Robust NASICON-type iron-based Na4Fe3(PO4)2(P2O7) cathode for high temperature sodium-ion batteries

Abstract

Iron-based mixed phosphates sodium ion batteries (SIBs) are promising sustainable storage devices due to the low-costing and non-toxicity characters. Whereas, their real application is seriously restricted by the sluggish Na+ diffusion and inferior intrinsic electronic conductivity. Herein, we propose mesoporous sponge-like structural Na4Fe3(PO4)2(P2O7) (NFPP) in-situ caged in carbon layer and cross-linked graphene nanosheets (NFPP@C@rGO), toward fast charging and highly stable sodium ion half/full cells in a wide temperature range.

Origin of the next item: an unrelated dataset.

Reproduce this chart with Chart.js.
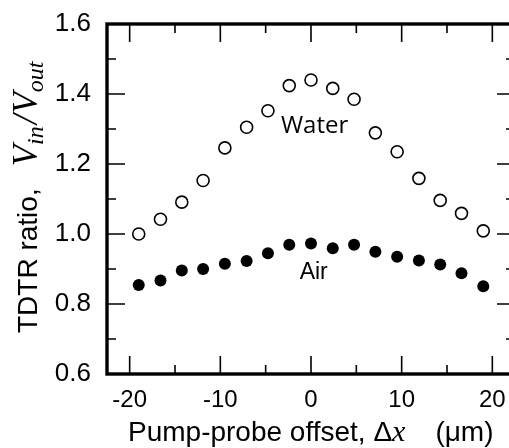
<!DOCTYPE html>
<html>
<head>
<meta charset="utf-8">
<script src="https://cdn.jsdelivr.net/npm/chart.js@4/dist/chart.umd.min.js"></script>
<style>
  html, body { margin: 0; padding: 0; background: #fff; overflow: hidden; }
  #wrap { width: 509px; height: 448px; overflow: hidden; }
</style>
</head>
<body>
<div id="wrap"><canvas id="tdtrChart" width="530" height="448"></canvas></div>
<script>
// pump-probe offset (um)
const offsets = [-19, -16.6, -14.25, -11.9, -9.5, -7.1, -4.75, -2.4, 0, 2.4, 4.75, 7.1, 9.5, 11.9, 14.25, 16.6, 19];
// TDTR ratio Vin/Vout
const water = [1.000, 1.042, 1.091, 1.153, 1.246, 1.305, 1.352, 1.424, 1.440, 1.416, 1.385, 1.289, 1.235, 1.159, 1.096, 1.059, 1.009];
const air = [0.854, 0.867, 0.896, 0.900, 0.915, 0.923, 0.945, 0.969, 0.973, 0.959, 0.969, 0.949, 0.935, 0.924, 0.913, 0.888, 0.851];

const xTicks = [-20, -10, 0, 10, 20];
const xTickLabels = ['-20', '-10', '0', '10', '20'];
const xMinor = [-15, -5, 5, 15];
const yTicks = [0.6, 0.8, 1.0, 1.2, 1.4, 1.6];
const yTickLabels = ['0.6', '0.8', '1.0', '1.2', '1.4', '1.6'];
const yMinor = [0.7, 0.9, 1.1, 1.3, 1.5];

const SANS = '"Liberation Sans", Arial, Helvetica, sans-serif';
const SERIF = '"Liberation Serif", "Times New Roman", serif';

const toPoints = (ys) => offsets.map((x, i) => ({ x: x, y: ys[i] }));

// draw a row of text pieces [text, font, baselineShift, extraGapAfter], left aligned
function drawPieces(ctx, pieces, x, baseY) {
  ctx.textAlign = 'left';
  ctx.textBaseline = 'alphabetic';
  pieces.forEach((p) => {
    ctx.font = p[1];
    ctx.fillText(p[0], x, baseY + (p[2] || 0));
    x += ctx.measureText(p[0]).width + (p[3] || 0);
  });
}

const framePlugin = {
  id: 'frame',
  afterDatasetsDraw(chart) {
    const ctx = chart.ctx;
    const xs = chart.scales.x, ys = chart.scales.y;
    const a = chart.chartArea;
    ctx.save();
    ctx.strokeStyle = '#000';
    ctx.fillStyle = '#000';

    // ticks pointing inward on all four sides
    ctx.lineWidth = 1.6;
    const tick = (vals, len, horiz) => {
      vals.forEach((v) => {
        ctx.beginPath();
        if (horiz) {
          const p = xs.getPixelForValue(v);
          ctx.moveTo(p, a.bottom); ctx.lineTo(p, a.bottom - len);
          ctx.moveTo(p, a.top); ctx.lineTo(p, a.top + len);
        } else {
          const p = ys.getPixelForValue(v);
          ctx.moveTo(a.left, p); ctx.lineTo(a.left + len, p);
          ctx.moveTo(a.right, p); ctx.lineTo(a.right - len, p);
        }
        ctx.stroke();
      });
    };
    tick(xTicks, 18, true);
    tick(xMinor, 9, true);
    tick(yTicks, 18, false);
    tick(yMinor, 9, false);

    // box
    ctx.lineWidth = 3.4;
    ctx.strokeRect(a.left, a.top, a.right - a.left, a.bottom - a.top);

    // tick labels
    ctx.font = '24px ' + SANS;
    ctx.textAlign = 'center';
    ctx.textBaseline = 'alphabetic';
    xTicks.forEach((v, i) => ctx.fillText(xTickLabels[i], xs.getPixelForValue(v), a.bottom + 33));
    ctx.font = '26px ' + SANS;
    ctx.textAlign = 'right';
    ctx.textBaseline = 'middle';
    yTicks.forEach((v, i) => ctx.fillText(yTickLabels[i], a.left - 16, ys.getPixelForValue(v)));

    // x title
    drawPieces(ctx, [
      ['Pump-probe offset, \u0394', '28px ' + SANS],
      ['x', 'italic 30px ' + SERIF, 0, 30],
      ['(\u03bcm)', '28px ' + SANS],
    ], 128, a.bottom + 67);

    // y title
    ctx.save();
    ctx.translate(37, 0);
    ctx.rotate(-Math.PI / 2);
    drawPieces(ctx, [
      ['TDTR ratio,', '28px ' + SANS, 0, 22],
      ['V', 'italic 35px ' + SERIF],
      ['in', 'italic 24px ' + SERIF, 6, 2],
      ['/', 'italic 35px ' + SERIF, 0, 1],
      ['V', 'italic 35px ' + SERIF],
      ['out', 'italic 24px ' + SERIF, 6],
    ], -333, 0);
    ctx.restore();

    // series labels
    ctx.textAlign = 'center';
    ctx.textBaseline = 'alphabetic';
    ctx.font = '24px "Open Sans", "Noto Sans", sans-serif';
    ctx.fillText('Water', xs.getPixelForValue(0.4), ys.getPixelForValue(1.288));
    ctx.font = '23px ' + SANS;
    ctx.fillText('Air', xs.getPixelForValue(0.3), ys.getPixelForValue(0.871));
    ctx.restore();
  }
};

new Chart(document.getElementById('tdtrChart'), {
  type: 'scatter',
  data: {
    datasets: [
      {
        label: 'Water',
        data: toPoints(water),
        pointStyle: 'circle',
        pointRadius: 6,
        pointBorderWidth: 1.6,
        pointBorderColor: '#000',
        pointBackgroundColor: '#fff',
      },
      {
        label: 'Air',
        data: toPoints(air),
        pointStyle: 'circle',
        pointRadius: 6,
        pointBorderWidth: 0,
        pointBorderColor: '#000',
        pointBackgroundColor: '#000',
      },
    ],
  },
  options: {
    responsive: false,
    animation: false,
    devicePixelRatio: 1,
    layout: { padding: { left: 107, top: 24, right: 15, bottom: 74 } },
    scales: {
      x: { type: 'linear', min: -22.5, max: 22.5, display: false },
      y: { type: 'linear', min: 0.6, max: 1.6, display: false },
    },
    plugins: {
      legend: { display: false },
      tooltip: { enabled: false },
    },
  },
  plugins: [framePlugin],
});
</script>
</body>
</html>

This rational strategy gives the cathode superior long-lasting cycling stability, specifically, 86.7 % capacity retention is retained at 20 C for over 30,000 cycles, displaying a capacity loss less than 0.00045 % per cycle. Notably, outstanding thermal stability at 60 °C is achieved and no obvious capacity degradation can be observed after cycling for 200 times at 1 C. Furthermore, the impressive electrochemical performances of full cells are determined, ascribed to the improved electronic conductivity and structural stability (e.g. a small volume change of ∼4.1 % during sodium ion insertion/deinsertion), which is confirmed by in-situ X-ray diffraction (XRD) and X-ray absorption near edge structure (XANES) measurements. All the results above prove that the NFPP@C@rGO is of high potential for advanced energy storage system based on its low costs, long-lasting cyclability and excellent thermal stability.